U.S. Senators Rob Portman (R-OH) and Mark Pryor (D-AR) today welcomed the U.S. House of Representative's passage of the Regulatory Accountability Act of 2011, which they introduced in September with House Judiciary Committee Chairman Lamar Smith (R-TX) and U.S. Representative Collin Peterson (D-MN), to significantly reform the federal regulatory process and reduce unnecessary burdens on job creators. The bipartisan bill passed by a vote of 253-167.

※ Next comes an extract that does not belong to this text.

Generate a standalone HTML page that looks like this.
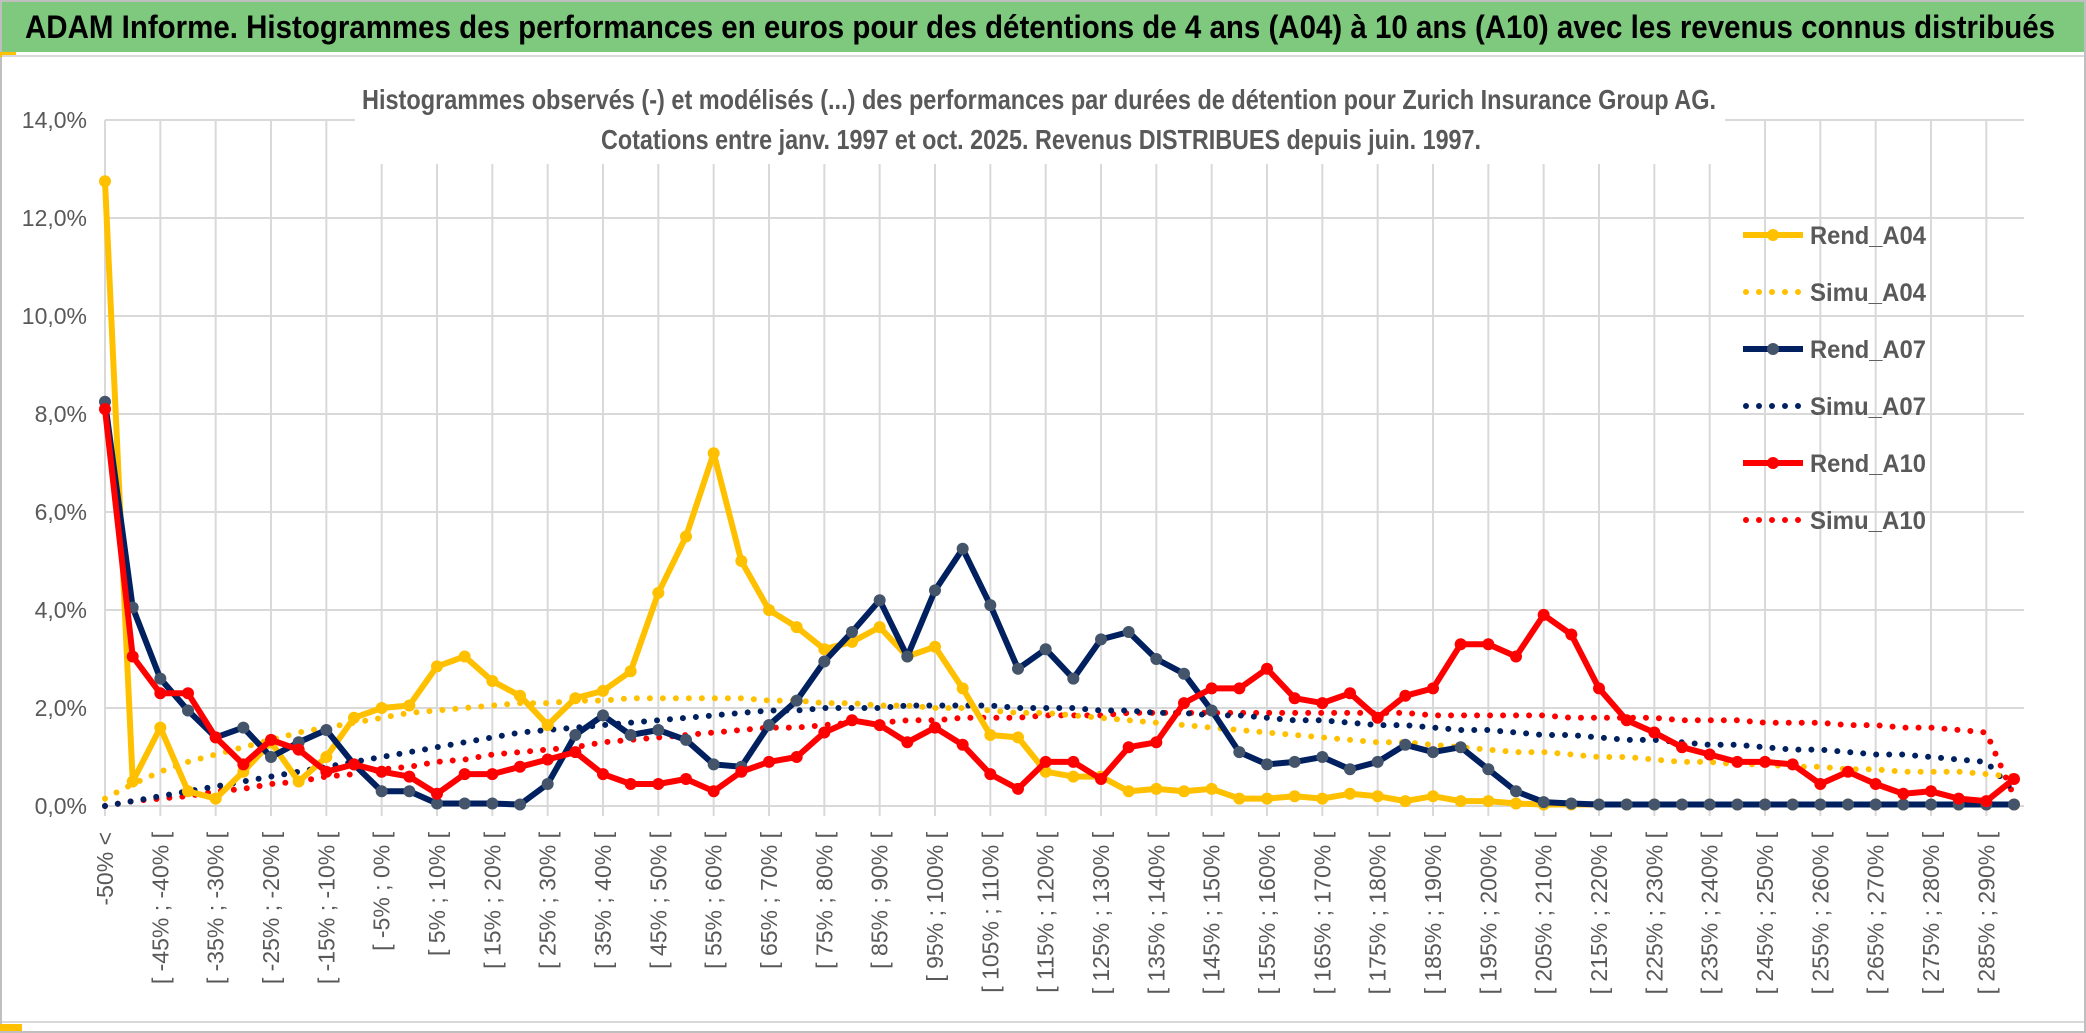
<!DOCTYPE html>
<html><head><meta charset="utf-8"><style>
html,body{margin:0;padding:0;background:#fff;}
svg{display:block;font-family:"Liberation Sans Narrow","Liberation Sans",sans-serif;}
</style></head><body>
<svg id="chart" width="2086" height="1033" viewBox="0 0 2086 1033" xmlns="http://www.w3.org/2000/svg">
<rect x="0" y="0" width="2086" height="1033" fill="#fff"/>
<rect x="1" y="1" width="2084" height="1031" fill="none" stroke="#bfbfbf" stroke-width="2"/>
<rect x="2" y="2" width="2082" height="50" fill="#7ec97e"/>
<rect x="0" y="52" width="16" height="5" fill="#ffc000"/>
<rect x="0" y="1024" width="22" height="7" fill="#ffc000"/>
<line x1="2" y1="56" x2="2084" y2="56" stroke="#d9d9d9" stroke-width="2"/>
<line x1="2" y1="1022" x2="2084" y2="1022" stroke="#d9d9d9" stroke-width="2"/>
<text x="25" y="38" font-size="32" font-weight="bold" fill="#000" textLength="2030" lengthAdjust="spacingAndGlyphs">ADAM Informe. Histogrammes des performances en euros pour des détentions de 4 ans (A04) à 10 ans (A10) avec les revenus connus distribués</text>
<g id="grid"></g>
<g id="yticks"></g>
<g id="xticks"></g>
<rect x="355" y="76" width="1370" height="88" fill="#fff"/>
<text x="362" y="109" font-size="28" font-weight="bold" fill="#595959" textLength="1354" lengthAdjust="spacingAndGlyphs">Histogrammes observés (-) et modélisés (...) des performances par durées de détention pour Zurich Insurance Group AG.</text>
<text x="601" y="149" font-size="28" font-weight="bold" fill="#595959" textLength="880" lengthAdjust="spacingAndGlyphs">Cotations entre janv. 1997 et oct. 2025. Revenus DISTRIBUES depuis juin. 1997.</text>
<g id="series"></g>
<g id="legend"></g>
</svg>
<script>
const categories = ["-50% <"];
for (let k = 0; k < 69; k++) { categories.push("[ " + (-50 + 5*k) + "% ; " + (-45 + 5*k) + "% ["); }
const yTicks = [0,2,4,6,8,10,12,14];
const yTickLabels = ["0,0%","2,0%","4,0%","6,0%","8,0%","10,0%","12,0%","14,0%"];
const rendA04 = [12.75,0.5,1.6,0.3,0.15,0.7,1.3,0.5,1.0,1.8,2.0,2.05,2.85,3.05,2.55,2.25,1.65,2.2,2.35,2.75,4.35,5.5,7.2,5.0,4.0,3.65,3.2,3.35,3.65,3.05,3.25,2.4,1.45,1.4,0.7,0.6,0.6,0.3,0.35,0.3,0.35,0.15,0.15,0.2,0.15,0.25,0.2,0.1,0.2,0.1,0.1,0.05,0.03,0.03,0.03,0.03,0.03,0.03,0.03,0.03,0.03,0.03,0.03,0.03,0.03,0.03,0.03,0.03,0.03,0.03];
const simuA04 = [0.15,0.45,0.7,0.9,1.05,1.2,1.35,1.5,1.6,1.7,1.8,1.9,1.95,2.0,2.05,2.1,2.1,2.15,2.15,2.2,2.2,2.2,2.2,2.2,2.15,2.15,2.1,2.1,2.05,2.05,2.0,2.0,1.95,1.9,1.9,1.85,1.8,1.75,1.7,1.65,1.6,1.55,1.5,1.45,1.4,1.35,1.3,1.3,1.25,1.2,1.15,1.1,1.1,1.05,1.0,1.0,0.95,0.9,0.9,0.85,0.85,0.8,0.8,0.75,0.75,0.7,0.7,0.7,0.65,0.6];
const rendA07 = [8.25,4.05,2.6,1.95,1.4,1.6,1.0,1.3,1.55,0.85,0.3,0.3,0.05,0.05,0.05,0.03,0.45,1.45,1.85,1.45,1.55,1.35,0.85,0.8,1.65,2.15,2.95,3.55,4.2,3.05,4.4,5.25,4.1,2.8,3.2,2.6,3.4,3.55,3.0,2.7,1.95,1.1,0.85,0.9,1.0,0.75,0.9,1.25,1.1,1.2,0.75,0.3,0.08,0.05,0.03,0.03,0.03,0.03,0.03,0.03,0.03,0.03,0.03,0.03,0.03,0.03,0.03,0.03,0.03,0.03];
const simuA07 = [0.0,0.1,0.2,0.3,0.4,0.5,0.6,0.7,0.8,0.9,1.0,1.1,1.2,1.3,1.4,1.5,1.55,1.6,1.65,1.7,1.75,1.8,1.85,1.9,1.95,1.95,2.0,2.0,2.0,2.05,2.05,2.05,2.05,2.0,2.0,2.0,1.95,1.95,1.9,1.9,1.85,1.85,1.8,1.75,1.75,1.7,1.65,1.65,1.6,1.55,1.55,1.5,1.45,1.45,1.4,1.35,1.35,1.3,1.25,1.25,1.2,1.15,1.15,1.1,1.05,1.05,1.0,0.95,0.9,0.3];
const rendA10 = [8.1,3.05,2.3,2.3,1.4,0.85,1.35,1.15,0.7,0.85,0.7,0.6,0.25,0.65,0.65,0.8,0.95,1.1,0.65,0.45,0.45,0.55,0.3,0.7,0.9,1.0,1.5,1.75,1.65,1.3,1.6,1.25,0.65,0.35,0.9,0.9,0.55,1.2,1.3,2.1,2.4,2.4,2.8,2.2,2.1,2.3,1.8,2.25,2.4,3.3,3.3,3.05,3.9,3.5,2.4,1.75,1.5,1.2,1.05,0.9,0.9,0.85,0.45,0.7,0.45,0.25,0.3,0.15,0.1,0.55];
const simuA10 = [0.0,0.1,0.15,0.2,0.3,0.35,0.45,0.5,0.6,0.65,0.75,0.8,0.9,0.95,1.05,1.1,1.15,1.2,1.3,1.35,1.4,1.45,1.5,1.55,1.6,1.6,1.65,1.7,1.7,1.75,1.75,1.8,1.8,1.8,1.85,1.85,1.85,1.9,1.9,1.9,1.9,1.9,1.9,1.9,1.9,1.9,1.9,1.9,1.85,1.85,1.85,1.85,1.85,1.8,1.8,1.8,1.8,1.75,1.75,1.75,1.7,1.7,1.7,1.65,1.65,1.6,1.6,1.55,1.5,0.2];

const NS = "http://www.w3.org/2000/svg";
const X0 = 105, X1 = 2014, Y0 = 806, Y14 = 120;
function xScale(i){ return X0 + (X1 - X0) * i / (categories.length - 1); }
function yScale(v){ return Y0 - (Y0 - Y14) * v / 14; }
function mk(tag, attrs, parent){ const e = document.createElementNS(NS, tag); for (const k in attrs) e.setAttribute(k, attrs[k]); parent.appendChild(e); return e; }

const grid = document.getElementById('grid');
yTicks.forEach((t) => {
  const l = mk('line', {x1: X0, x2: 2024, y1: yScale(t), y2: yScale(t), stroke: '#d9d9d9', 'stroke-width': 2}, grid);
  
  
});
for (let i = 0; i < categories.length; i += 2) {
  const l = mk('line', {x1: xScale(i), x2: xScale(i), y1: Y14, y2: Y0 + 10, stroke: '#d9d9d9', 'stroke-width': 2}, grid);
  
  
}
const yt = document.getElementById('yticks');
yTicks.forEach((t, k) => {
  const tx = mk('text', {x: 87, y: yScale(t) + 8, 'text-anchor': 'end', 'font-size': 23, fill: '#595959'}, yt);
  tx.textContent = yTickLabels[k];
  
  
});
const xt = document.getElementById('xticks');
for (let i = 0; i < categories.length; i += 2) {
  const x = xScale(i) + 8, y = 832;
  const tx = mk('text', {x: x, y: y, 'text-anchor': 'end', 'font-size': 23, fill: '#595959', transform: 'rotate(-90 ' + x + ' ' + y + ')'}, xt);
  tx.textContent = categories[i];
  
  
}

const seriesG = document.getElementById('series');
function pts(arr){ return arr.map((v, i) => xScale(i).toFixed(1) + ',' + yScale(v).toFixed(1)).join(' '); }
function dotted(arr, color, name){
  const p = mk('polyline', {points: pts(arr), fill: 'none', stroke: color, 'stroke-width': 6, 'stroke-linecap': 'round', 'stroke-dasharray': '0 13'}, seriesG);
  
  
}
function solid(arr, color, mcolor, name){
  const g = mk('g', {}, seriesG);
  
  
  mk('polyline', {points: pts(arr), fill: 'none', stroke: color, 'stroke-width': 6, 'stroke-linejoin': 'round'}, g);
  arr.forEach((v, i) => {
    const c = mk('circle', {cx: xScale(i), cy: yScale(v), r: 6, fill: mcolor}, g);
    
    
  });
}
dotted(simuA10, '#ff0000', 'simu-a10-line');
dotted(simuA07, '#002060', 'simu-a07-line');
dotted(simuA04, '#ffc000', 'simu-a04-line');
solid(rendA04, '#ffc000', '#ffc000', 'rend-a04-line');
solid(rendA07, '#002060', '#44546a', 'rend-a07-line');
solid(rendA10, '#ff0000', '#ff0000', 'rend-a10-line');

const leg = document.getElementById('legend');
const legendNames = ['Rend_A04','Simu_A04','Rend_A07','Simu_A07','Rend_A10','Simu_A10'];
const legendColors = ['#ffc000','#ffc000','#002060','#002060','#ff0000','#ff0000'];
legendNames.forEach((n, k) => {
  const y = 235 + k * 57;
  const g = mk('g', {}, leg);
  
  
  if (k % 2 === 0) {
    mk('line', {x1: 1743, x2: 1803, y1: y, y2: y, stroke: legendColors[k], 'stroke-width': 6}, g);
    mk('circle', {cx: 1773, cy: y, r: 6, fill: k === 2 ? '#44546a' : legendColors[k]}, g);
  } else {
    mk('line', {x1: 1746, x2: 1803, y1: y, y2: y, stroke: legendColors[k], 'stroke-width': 6, 'stroke-linecap': 'round', 'stroke-dasharray': '0 13'}, g);
  }
  const t = mk('text', {x: 1810, y: y + 9, 'font-size': 25, 'font-weight': 'bold', fill: '#595959', textLength: 116, lengthAdjust: 'spacingAndGlyphs'}, g);
  t.textContent = n;
});
</script>
</body></html>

"I am pleased that the House has passed the Regulatory Accountability Act, the first bipartisan, bicameral effort in more than a decade to restore balance to a regulatory system that too often imposes unnecessary costs on employers, workers, and consumers," said Portman. "When I visit a factory or small business in Ohio, a complaint I often hear from employers is that the current regulatory environment limits their ability to create jobs and invest in their companies. This legislation will reduce regulatory burdens by building economic reality-checks into every step of the regulatory process. I hope the Senate will quickly take up this measure to help spur job creation and investment in America."
"We need a regulatory system that promotes economic growth, innovation, and job creation," Pryor said. "The Regulatory Accountability Act will help prevent overly burdensome and drawn-out regulations from interfering with our nation's prosperity. I'm pleased the House has passed this legislation, and I'm hopeful the Senate will do the same to ensure these decisions can be made cheaper, better, and faster."

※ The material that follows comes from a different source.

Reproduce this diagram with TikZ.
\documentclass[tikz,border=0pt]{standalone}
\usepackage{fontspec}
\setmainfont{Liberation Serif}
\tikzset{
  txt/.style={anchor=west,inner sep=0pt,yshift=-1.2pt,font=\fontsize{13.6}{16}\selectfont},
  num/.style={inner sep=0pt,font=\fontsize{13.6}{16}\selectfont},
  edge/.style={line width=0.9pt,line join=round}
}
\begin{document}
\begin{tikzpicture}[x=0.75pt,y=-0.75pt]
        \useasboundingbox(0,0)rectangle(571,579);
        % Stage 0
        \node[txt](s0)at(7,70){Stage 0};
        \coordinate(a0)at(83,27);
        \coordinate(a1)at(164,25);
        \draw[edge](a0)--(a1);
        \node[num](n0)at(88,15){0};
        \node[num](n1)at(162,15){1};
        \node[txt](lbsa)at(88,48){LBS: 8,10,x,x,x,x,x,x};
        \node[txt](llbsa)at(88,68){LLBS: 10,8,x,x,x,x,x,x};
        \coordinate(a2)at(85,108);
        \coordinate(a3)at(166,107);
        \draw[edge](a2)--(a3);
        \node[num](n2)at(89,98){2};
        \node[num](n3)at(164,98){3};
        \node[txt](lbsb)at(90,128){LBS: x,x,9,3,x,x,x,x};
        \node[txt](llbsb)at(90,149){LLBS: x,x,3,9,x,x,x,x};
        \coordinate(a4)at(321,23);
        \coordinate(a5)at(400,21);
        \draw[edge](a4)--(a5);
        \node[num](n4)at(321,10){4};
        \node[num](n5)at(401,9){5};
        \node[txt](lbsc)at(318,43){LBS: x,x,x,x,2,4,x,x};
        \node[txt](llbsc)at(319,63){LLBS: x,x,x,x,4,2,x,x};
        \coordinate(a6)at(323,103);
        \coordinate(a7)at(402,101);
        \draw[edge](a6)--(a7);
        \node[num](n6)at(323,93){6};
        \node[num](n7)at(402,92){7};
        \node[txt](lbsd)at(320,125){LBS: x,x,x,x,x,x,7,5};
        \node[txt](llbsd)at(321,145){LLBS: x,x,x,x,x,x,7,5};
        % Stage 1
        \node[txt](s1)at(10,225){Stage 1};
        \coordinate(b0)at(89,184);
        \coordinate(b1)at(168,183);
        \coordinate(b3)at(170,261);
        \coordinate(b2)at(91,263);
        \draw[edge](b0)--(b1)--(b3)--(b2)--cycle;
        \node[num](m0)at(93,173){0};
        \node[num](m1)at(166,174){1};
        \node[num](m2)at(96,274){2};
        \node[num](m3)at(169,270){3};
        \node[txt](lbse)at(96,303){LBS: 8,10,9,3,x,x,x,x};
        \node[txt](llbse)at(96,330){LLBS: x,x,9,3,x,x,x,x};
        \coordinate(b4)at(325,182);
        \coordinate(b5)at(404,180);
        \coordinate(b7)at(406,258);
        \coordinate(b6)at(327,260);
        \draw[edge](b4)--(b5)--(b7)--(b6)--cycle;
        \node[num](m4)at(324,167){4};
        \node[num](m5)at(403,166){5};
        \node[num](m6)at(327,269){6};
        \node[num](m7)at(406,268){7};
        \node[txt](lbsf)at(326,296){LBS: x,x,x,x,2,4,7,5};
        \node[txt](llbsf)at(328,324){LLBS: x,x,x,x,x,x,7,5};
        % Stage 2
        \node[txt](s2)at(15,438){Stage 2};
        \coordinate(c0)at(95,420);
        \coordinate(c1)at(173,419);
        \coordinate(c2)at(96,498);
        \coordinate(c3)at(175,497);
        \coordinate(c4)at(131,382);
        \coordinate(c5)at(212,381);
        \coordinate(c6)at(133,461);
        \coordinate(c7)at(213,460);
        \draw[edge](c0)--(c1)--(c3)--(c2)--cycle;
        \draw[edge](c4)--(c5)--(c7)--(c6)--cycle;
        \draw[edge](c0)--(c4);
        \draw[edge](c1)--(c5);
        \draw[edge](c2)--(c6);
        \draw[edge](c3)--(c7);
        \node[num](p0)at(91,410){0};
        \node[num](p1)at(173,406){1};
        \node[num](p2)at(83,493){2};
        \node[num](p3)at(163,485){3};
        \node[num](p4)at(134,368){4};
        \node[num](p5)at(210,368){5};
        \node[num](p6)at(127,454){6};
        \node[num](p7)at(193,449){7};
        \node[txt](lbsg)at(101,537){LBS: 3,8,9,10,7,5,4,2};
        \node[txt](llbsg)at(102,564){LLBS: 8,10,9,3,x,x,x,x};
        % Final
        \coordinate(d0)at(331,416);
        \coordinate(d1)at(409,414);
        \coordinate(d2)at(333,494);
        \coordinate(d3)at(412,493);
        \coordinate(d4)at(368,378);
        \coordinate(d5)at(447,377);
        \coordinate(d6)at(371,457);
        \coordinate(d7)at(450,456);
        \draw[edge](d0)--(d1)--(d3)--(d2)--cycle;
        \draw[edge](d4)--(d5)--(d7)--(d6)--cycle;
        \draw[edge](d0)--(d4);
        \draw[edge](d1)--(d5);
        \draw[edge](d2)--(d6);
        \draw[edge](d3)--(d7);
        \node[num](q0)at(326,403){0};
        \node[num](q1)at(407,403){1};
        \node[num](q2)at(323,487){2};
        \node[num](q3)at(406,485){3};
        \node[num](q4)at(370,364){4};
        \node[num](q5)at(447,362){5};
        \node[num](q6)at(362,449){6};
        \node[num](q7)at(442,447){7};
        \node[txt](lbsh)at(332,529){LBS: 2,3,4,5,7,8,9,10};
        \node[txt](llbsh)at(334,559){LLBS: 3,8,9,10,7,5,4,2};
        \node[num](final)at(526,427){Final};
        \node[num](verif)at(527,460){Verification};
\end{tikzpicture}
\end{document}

For decades, presidents of both parties have issued executive orders to produce more sensible, less burdensome regulations. This bill makes the principles of those bipartisan directives permanent, enforceable, and applicable to all regulatory agencies, including independent agencies. The Act also requires agencies to tailor new regulations to impose the least cost necessary to achieve policy goals set out by Congress. Finally, the bill requires agencies to hold formal hearings to test the assumptions and evidence on which the costliest new rules are based.
The Regulatory Accountability Act has received the strong endorsement of employers and small business groups representing virtually every sector of the U.S. economy.